Gold Bullion up 1.7% for Week Even As Bond Yields Defy the Fed, Rise Further | Gold News

GOLD BULLION slipped but held on track for a 1.7% weekly gain on Friday, lagging silver but outperforming former 2021 darling platinum as European borrowing costs retreated in the bond market amid the region’s worsening Covid pandemic but US Treasury yields rose yet again.
With Washington’s 10-year borrowing costs today rising back to January 2020 levels at 1.74%, global stock markets extended yesterday’s 0.9% drop after the MSCI World Index – which had previously risen on 9 of March’s 13 trading days – failed to top mid-February’s new all-time high.
Offered at $1735 in London’s wholesale bullion market – center of global trading and storage – gold has now rallied 3.5% from early March’s 9-month low in US Dollar terms.
The 10-year TIPS yield – a measure of market expectations for rates vs. inflation – ended Thursday at minus 0.56% per annum.
Now the least negative since June last year, that level however marked a 7-year low in mid-April 2020, when gold first rose back through $1700 for the 1st time since the end of 2012.

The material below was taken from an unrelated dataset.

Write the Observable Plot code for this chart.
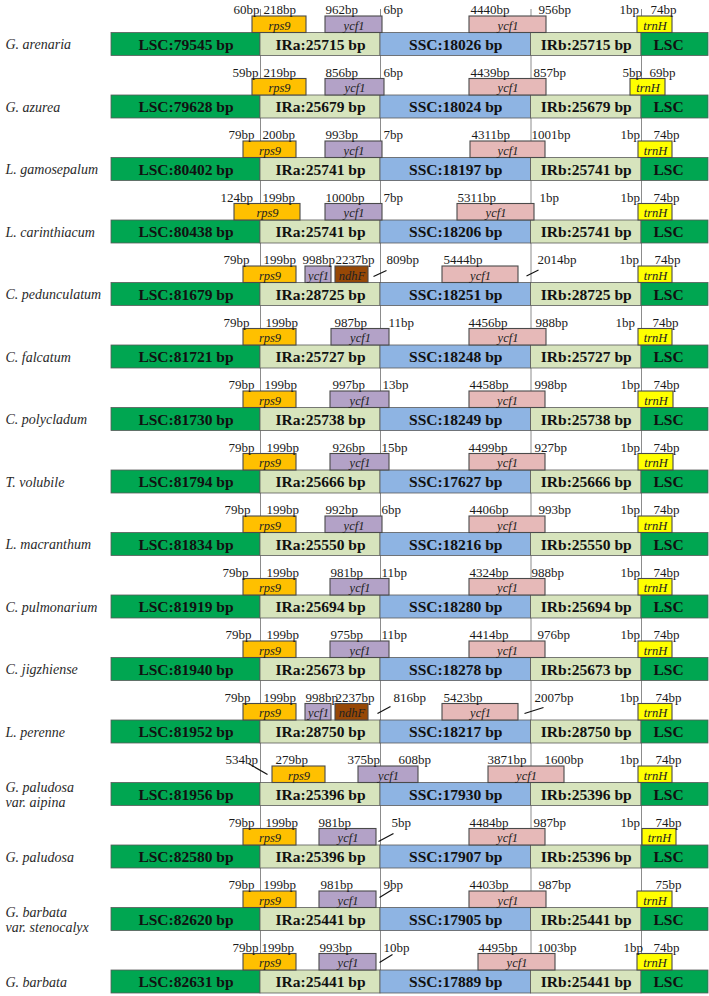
<!DOCTYPE html>
<html><head><meta charset="utf-8">
<script src="https://cdn.jsdelivr.net/npm/d3@7"></script>
<script src="https://cdn.jsdelivr.net/npm/@observablehq/plot@0.6"></script>
<style>
html,body{margin:0;padding:0;background:#fff;}
#chart svg{display:block;}
</style></head>
<body><div id="chart"></div>
<script>
// ---------- data ----------
const species = ["G. arenaria","G. azurea","L. gamosepalum","L. carinthiacum","C. pedunculatum","C. falcatum","C. polycladum","T. volubile","L. macranthum","C. pulmonarium","C. jigzhiense","L. perenne","G. paludosa\nvar. aipina","G. paludosa","G. barbata\nvar. stenocalyx","G. barbata"];
const lscLen = [79545,79628,80402,80438,81679,81721,81730,81794,81834,81919,81940,81952,81956,82580,82620,82631];
const irLen  = [25715,25679,25741,25741,28725,25727,25738,25666,25550,25694,25673,28750,25396,25396,25441,25441];
const sscLen = [18026,18024,18197,18206,18251,18248,18249,17627,18216,18280,18278,18217,17930,17907,17905,17889];

// schematic junction positions (LSC | IRa | SSC | IRb | LSC)
const junctions = [111,260,380,530.5,641,708];

// gene spans along the schematic, one per row
const rps9Span = [[252,306],[252,306],[243,296],[234,300],[243,296],[243,296],[243,296],[243,296],[243,296],[243,296],[243,296],[243,296],[272,325],[243,296],[243,296],[243,296]];
const ycf1IRSpan = [[325,382],[325,384],[325,382],[325,382],[305,331],[331,389],[330,389],[330,389],[325,382],[330,389],[330,389],[305,331],[358,418],[319,376],[319,376],[319,376]];
const ndhFRows = [4,11];
const ndhFSpan = [[335,368],[335,368]];
const ycf1SSCSpan = [[469,546],[469,546],[470,545],[457,534],[442,518],[469,546],[469,545],[469,545],[469,545],[469,545],[469,545],[442,518],[488,564],[469,545],[469,546],[478,555]];
const trnHSpan = [[637,672],[630,665],[638,672],[638,672],[638,672],[638,672],[638,673],[638,673],[638,672],[638,672],[638,672],[638,672],[638,672],[642,676],[637,672],[637,672]];

// bp labels per row: [text, start]
const bpLabels = [
 [["60bp",233],["218bp",263],["962bp",325],["6bp",383],["4440bp",470],["956bp",538],["1bp",619],["74bp",650]],
 [["59bp",232],["219bp",263],["856bp",325],["6bp",383],["4439bp",470],["857bp",533],["5bp",622],["69bp",649]],
 [["79bp",228],["200bp",262],["993bp",325],["7bp",383],["4311bp",471],["1001bp",531],["1bp",620],["74bp",653]],
 [["124bp",220],["199bp",262],["1000bp",325],["7bp",383],["5311bp",457],["1bp",539],["1bp",620],["74bp",653]],
 [["79bp",223],["199bp",263],["998bp",302],["2237bp",335],["809bp",386],["5444bp",443],["2014bp",537],["1bp",619],["74bp",654]],
 [["79bp",223],["199bp",265],["987bp",334],["11bp",388],["4456bp",468],["988bp",535],["1bp",615],["74bp",652]],
 [["79bp",228],["199bp",264],["997bp",332],["13bp",382],["4458bp",469],["998bp",534],["1bp",620],["74bp",653]],
 [["79bp",228],["199bp",266],["926bp",332],["15bp",381],["4499bp",468],["927bp",534],["1bp",620],["74bp",653]],
 [["79bp",224],["199bp",266],["992bp",325],["6bp",381],["4406bp",469],["993bp",538],["1bp",620],["74bp",653]],
 [["79bp",222],["199bp",266],["981bp",330],["11bp",381],["4324bp",469],["988bp",531],["1bp",620],["74bp",653]],
 [["79bp",225],["199bp",266],["975bp",330],["11bp",381],["4414bp",469],["976bp",537],["1bp",620],["74bp",653]],
 [["79bp",224],["199bp",263],["998bp",305],["2237bp",335],["816bp",393],["5423bp",443],["2007bp",534],["1bp",619],["74bp",655]],
 [["534bp",225],["279bp",275],["375bp",347],["608bp",398],["3871bp",487],["1600bp",544],["1bp",619],["74bp",655]],
 [["79bp",228],["199bp",265],["981bp",318],["5bp",391],["4484bp",469],["987bp",533],["1bp",620],["74bp",655]],
 [["79bp",228],["199bp",263],["981bp",320],["9bp",383],["4403bp",469],["987bp",538],["75bp",655]],
 [["79bp",232],["199bp",261],["993bp",319],["10bp",383],["4495bp",478],["1003bp",537],["1bp",623],["74bp",653]]
];

// leader strokes: row, x1, dy1, x2, dy2 (dy relative to bar top)
const leaderRows = [4,4,11,11,12,13,14,15];
const leaderSeg = [[373,-6.5,386,-12.5],[526,-7,538,-13],[377,-7,390,-14],[524,-7,543,-13],[248,-19.5,267,-8.5],[378,-4,393,-12],[379,-10.5,392,-18.5],[379,-8,392,-16]];

// ---------- layout ----------
const W = 709, H = 996;
const ROW0 = 32.5, STEP = 62.5, BAR = 23, GENE = 16.5;
const barTop = i => ROW0 + STEP * i;
const serif = "'Liberation Serif','Times New Roman',Times,serif";

const segColors = ["#00a651","#d7e4bd","#8eb4e3","#d7e4bd","#00a651"];
const segments = [];
species.forEach((s, i) => {
  const names = [
    `LSC:${lscLen[i]} bp`, `IRa:${irLen[i]} bp`, `SSC:${sscLen[i]} bp`, `IRb:${irLen[i]} bp`, "LSC"
  ];
  for (let k = 0; k < 5; k++) {
    segments.push({row: i, x1: junctions[k], x2: junctions[k+1], label: names[k], fill: segColors[k],
      cx: k === 4 ? 668 : (junctions[k] + junctions[k+1]) / 2});
  }
});

const genes = [];
const addGene = (rows, spans, name, fill) => spans.forEach((sp, j) =>
  genes.push({row: rows ? rows[j] : j, x1: sp[0], x2: sp[1], name, fill}));
addGene(null, rps9Span, "rps9", "#ffc000");
addGene(null, ycf1IRSpan, "ycf1", "#b3a2c7");
addGene(ndhFRows, ndhFSpan, "ndhF", "#974806");
addGene(null, ycf1SSCSpan, "ycf1", "#e6b9b8");
addGene(null, trnHSpan, "trnH", "#ffff00");

const labels = bpLabels.flatMap((arr, i) => arr.map(([t, x]) => ({row: i, text: t, x})));
const leaders = leaderRows.map((r, j) => ({row: r, x1: leaderSeg[j][0], y1: barTop(r) + leaderSeg[j][1], x2: leaderSeg[j][2], y2: barTop(r) + leaderSeg[j][3]}));
const lastBottom = barTop(species.length - 1) + BAR;

const chart = Plot.plot({
  width: W, height: H, margin: 0,
  x: {domain: [0, W], range: [0, W], axis: null},
  y: {domain: [0, H], range: [0, H], axis: null},
  style: {fontFamily: serif, background: "#fff"},
  marks: [
    Plot.ruleX(junctions.slice(1, 5), {y1: 9, y2: lastBottom, stroke: "#8c8c8c", strokeWidth: 1}),
    Plot.rect(segments, {x1: "x1", x2: "x2", y1: d => barTop(d.row), y2: d => barTop(d.row) + BAR, fill: "fill", stroke: "#5a5a5a", strokeWidth: 0.8}),
    Plot.text(segments, {x: "cx", y: d => barTop(d.row) + BAR / 2 + 0.5, text: "label", fontSize: 15.5, fontWeight: "bold", fill: "#111", fontFamily: serif}),
    Plot.rect(genes, {x1: "x1", x2: "x2", y1: d => barTop(d.row) - GENE, y2: d => barTop(d.row), fill: "fill", stroke: "#4a4a4a", strokeWidth: 1.1}),
    Plot.text(genes, {x: d => (d.x1 + d.x2) / 2, y: d => barTop(d.row) - GENE / 2 + 1, text: "name", fontSize: 12.5, fontStyle: "italic", fill: "#222", fontFamily: serif}),
    Plot.text(labels, {x: "x", y: d => barTop(d.row) - 23, text: "text", textAnchor: "start", fontSize: 13, fill: "#1a1a1a", fontFamily: serif}),
    Plot.link(leaders, {x1: "x1", y1: "y1", x2: "x2", y2: "y2", stroke: "#111", strokeWidth: 1.2}),
    Plot.text(species.map((s, i) => ({s, i})), {x: 5, y: d => barTop(d.i) + BAR / 2, text: "s", textAnchor: "start", fontSize: 14, fontStyle: "italic", fill: "#2a2a2a", lineHeight: 1.05, fontFamily: serif})
  ]
});
document.getElementById("chart").appendChild(chart);
</script>
</body></html>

Week-to-week, gold prices went in the opposite direction to 10-year TIPS yields 68% of the time between 2016 and 2021, up from 60% across the previous decade.
“Even with yields hitting new highs, gold is
not hitting new lows because of short term positioning,” reckons Australian finance group Macquarie’s head of metals strategy Marcus Garvey, quoted by Bloomberg.
The Dollar meantime rose back towards early-March’s 4-month highs on the currency market as a growing number of money managers said they think rising inflation will
force the Federal Reserve to raise its key interest rate sooner than 2024, a date
repeated by the US central bank in its latest policy announcements and outlook this week.
Gold bullion in Euro terms held around late-February levels, slipping €6 per ounce from yesterday’s 3-week high of €1466 as the 19-nation Eurozone’s No.2 economy France imposed a month-long lockdown on Paris and parts of its industrial north – restrictions
“supported less and less” by voters according to a survey published in
Le Figaro.
The
UK gold price in Pounds per ounce also headed for its highest weekly finish in four, trading at £1252 after new data showed
the British government borrowed a February record of £19.1bn last month ($26.4bn).
As US debt markets prepare for new president Joe Biden’s $1.9 trillion Covid stimulus spending, Tuesday saw the US Treasury raise
$24bn in new 20-year debt at a borrowing cost of 2.29% per annum.
The highest such borrowing cost for the US government since summer 2019, that marked a record-low for
20-year bond yields when first reached in 2012, aftermath of the global financial crisis.
The number of US residents claiming jobless benefits has risen in March, new data said Thursday, defying analyst forecasts for a drop.
World No.3 economy Japan saw consumer prices fall 0.4% per year in February, the national statistics agency said this morning, while Australia’s retail sales fell 1.1% from January – also defying analyst predictions – and factory-gate inflation in the Eurozone’s No.1 economy Germany rose only to 1.9% per year, doubling from January’s pace but slower than expected.
Industrial commodities today erased more of their 2021 gains, with crude oil dropping below $60 per barrel of US benchmark WTI, down 10% from this month’s 2-year high.
Silver outpaced gold bullion across the week, gaining 3.0% at London’s benchmark auction to fix above $26 per ounce today.
But fellow industrial-precious metal platinum erased this week’s earlier $50 gain and fell a further $10 per ounce from last Friday’s finish to trade at just $1172 as sister metal palladium – boosted this week back towards New Year 2020’s all-time highs by
news of floods at 2 key mines for major producer Nornickel (MCX: GMKN) – retreated almost $150 from yesterday’s peak of $2748.